This is a breaking story about Google AdWords based on several rumours, readings and conversations. There is a fair likelihood that some information here is erroneous. In an email, Google Advertising PR Michael Mayzel stated, “We are not providing comment.” If correct the implications are huge and might provide Google advertisers critical protections they’ve been asking for.
Google is about to announce significant changes in the way it does business with its advertisers.
As owner of the most successful pay-per-click search business, AdWords, Google wants to continue its dominant role in the sector’s accelerating growth phase. Revenues from contextual advertising account for over 90% of Google’s annual income and are the bedrock their stock values are staked on.
Having read a growing number of articles and blog-posts describing poor experiences with AdWords over the past six months, Google has grown concerned about the publics’ confidence in the AdWords/AdSense model. Reports of increasing click-fraud and decreasing ROIs have advertisers looking for other options and competitors are emerging from all directions.
Starting this week, Google appears to be taking steps to radically improve their relationship with their clients by offering advertisers more control over their AdWords campaigns.
While most of the world thought it was away skiing in Lake Tahoe, Google rented a large conference hall in San Francisco and treated 1800 of its sales staff to a day long seminar detailing changes to the AdWords advertising environment.
According to the Silicone Valley Watcher blog Google is about to give advertisers and SEMs who have achieved Google Advertising Professional certification a lot more control over their AdWords accounts. Sometime soon, Google is going to announce the release of an application-programming interface (API) that will allow advertisers or their third-party representatives control over the delivery, timing, geographic distribution and costs of AdWords advertising.
This move comes at a time when Google is facing increasingly stiff competition from well-known rivals Overture and Kanoodle and new arrivals, AOL and MSN. AskJeeves and Lycos also present growing challenges to Google’s dominance of the PPC sector in North America while eSpotting continues to offer European alternatives.
Google is hoping that by offering advertisers a greater sense of control over the costs of campaigns and contextual delivery options, they will retain current advertisers and win back the loyalty of advertisers experimenting with competing systems. Allowing advertisers the ability to effect where and when an ad appears, gives them the ability (and responsibility) to limit the damage from click-fraud. If the number of click-throughs from a geographic area suddenly increases without a sudden increase in sales, the advertiser can simply remove that geographic location from their campaign targets. One of the sub-rumours making the rounds says Google will allow advertisers to automate their interactions with the API.

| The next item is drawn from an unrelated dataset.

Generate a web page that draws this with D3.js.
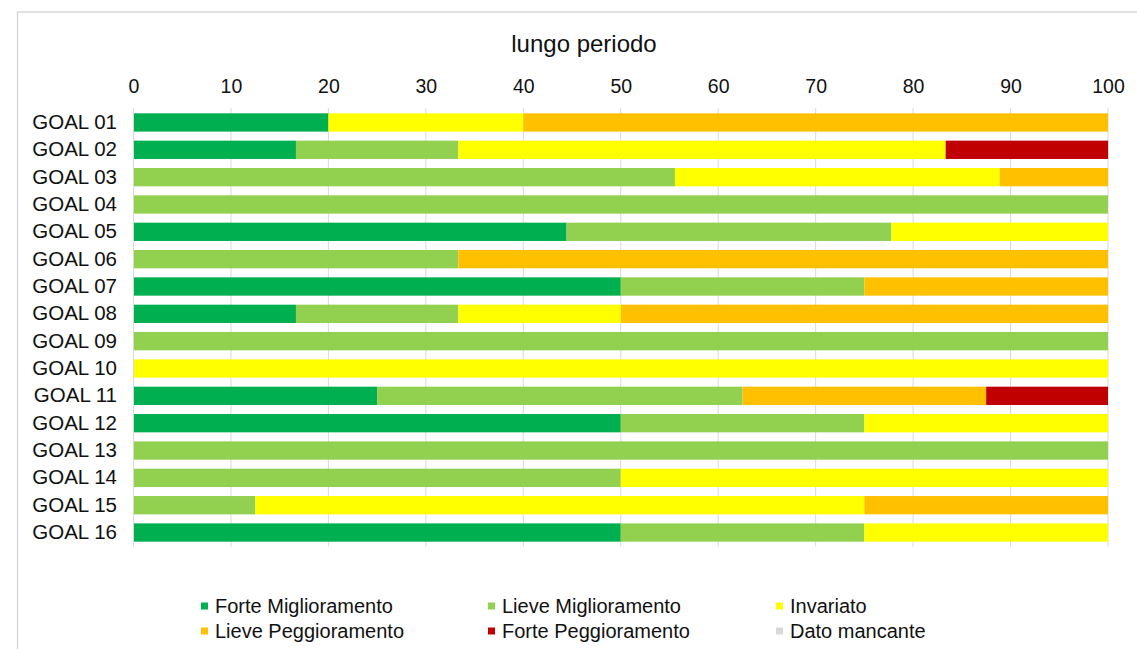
<!DOCTYPE html>
<html><head><meta charset="utf-8">
<script src="https://cdn.jsdelivr.net/npm/d3@7"></script>
<style>
html,body{margin:0;padding:0;background:#fff;}
svg{display:block;font-family:"Liberation Sans",Arial,sans-serif;}
</style></head>
<body><svg id="c" width="1137" height="649"></svg>
<script>
const categories = ["GOAL 01","GOAL 02","GOAL 03","GOAL 04","GOAL 05","GOAL 06","GOAL 07","GOAL 08","GOAL 09","GOAL 10","GOAL 11","GOAL 12","GOAL 13","GOAL 14","GOAL 15","GOAL 16"];
const seriesNames = ["Forte Miglioramento","Lieve Miglioramento","Invariato","Lieve Peggioramento","Forte Peggioramento","Dato mancante"];
const seriesColors = ["#00B050","#92D050","#FFFF00","#FFC000","#C00000","#D9D9D9"];
const forteMiglioramento = [20,16.67,0,0,44.44,0,50,16.67,0,0,25,50,0,0,0,50];
const lieveMiglioramento = [0,16.67,55.56,100,33.33,33.33,25,16.67,100,0,37.5,25,100,50,12.5,25];
const invariato =          [20,50,33.33,0,22.22,0,0,16.67,0,100,0,25,0,50,62.5,25];
const lievePeggioramento = [60,0,11.11,0,0,66.67,25,50,0,0,25,0,0,0,25,0];
const fortePeggioramento = [0,16.67,0,0,0,0,0,0,0,0,12.5,0,0,0,0,0];
const datoMancante =       [0,0,0,0,0,0,0,0,0,0,0,0,0,0,0,0];
const xTicks = [0,10,20,30,40,50,60,70,80,90,100];
const title = "lungo periodo";

const seriesValues = [forteMiglioramento,lieveMiglioramento,invariato,lievePeggioramento,fortePeggioramento,datoMancante];
const rows = categories.map((c,i)=>{const o={cat:c}; seriesNames.forEach((s,j)=>o[s]=seriesValues[j][i]); return o;});
const stacked = d3.stack().keys(seriesNames)(rows);

const svg = d3.select("#c");
svg.append("rect").attr("x",17.5).attr("y",12).attr("width",1130).attr("height",660)
  .attr("fill","none").attr("stroke","#d9d9d9").attr("stroke-width",1.5);

const x = d3.scaleLinear().domain([0,100]).range([133.5,1108]);
const y = d3.scaleBand().domain(categories).range([108.8,546.2]).paddingInner(0.33).paddingOuter(0.165);

svg.append("g").selectAll("line").data(xTicks).join("line")
  .attr("x1",d=>x(d)).attr("x2",d=>x(d)).attr("y1",108).attr("y2",546.5)
  .attr("stroke","#d9d9d9").attr("stroke-width",1);

svg.append("g").selectAll("g").data(stacked).join("g")
  .attr("fill",(d,i)=>seriesColors[i])
  .selectAll("rect").data(d=>d).join("rect")
  .attr("x",d=>x(d[0])).attr("width",d=>Math.max(0,x(d[1])-x(d[0])))
  .attr("y",d=>y(d.data.cat)).attr("height",y.bandwidth());

const xa = svg.append("g").attr("transform","translate(0,108)")
  .call(d3.axisTop(x).tickValues(xTicks).tickSize(0).tickPadding(15));
xa.select(".domain").remove();
xa.selectAll("text").attr("font-size",19.5).attr("fill","#111").attr("font-family","Liberation Sans, Arial, sans-serif");

const ya = svg.append("g").attr("transform","translate(133.5,0)")
  .call(d3.axisLeft(y).tickSize(0).tickPadding(16.5));
ya.select(".domain").attr("stroke","#d9d9d9").attr("d","M0,108V546.5");
ya.selectAll("text").attr("font-size",20.5).attr("fill","#111").attr("font-family","Liberation Sans, Arial, sans-serif");

svg.append("text").attr("x",584).attr("y",52).attr("text-anchor","middle")
  .attr("font-size",24).attr("fill","#111").text(title);

const legX = [201,488,776];
const legY = [606,631];
const lg = svg.append("g").selectAll("g").data(seriesNames).join("g")
  .attr("transform",(d,i)=>`translate(${legX[i%3]},${legY[Math.floor(i/3)]})`);
lg.append("rect").attr("x",0).attr("y",-3.5).attr("width",7).attr("height",7).attr("fill",(d,i)=>seriesColors[i]);
lg.append("text").attr("x",14).attr("y",0).attr("dy","0.35em").attr("font-size",20).attr("fill","#111").text(d=>d);
</script></body></html>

Giving this level of control to advertisers will require a new set of reporting tools that should make it much easier to determine the micro-effectiveness of AdWords campaigns. After fears of click-fraud, advertisers noted a lack of account management and reporting as their biggest problem with the AdWords program. Better reporting tools that offer a strict accounting of monies spent and strong estimates of monies needed should alleviate many of those concerns.
Allowing advertisers to determine the size, scope and distribution of their campaigns could provide the tonic Google needs to successfully revamp its most successful offering. Not being known to do smart things in halves, there is an expectation Google will now set to work out kinks in its relationships with AdSense distribution partners.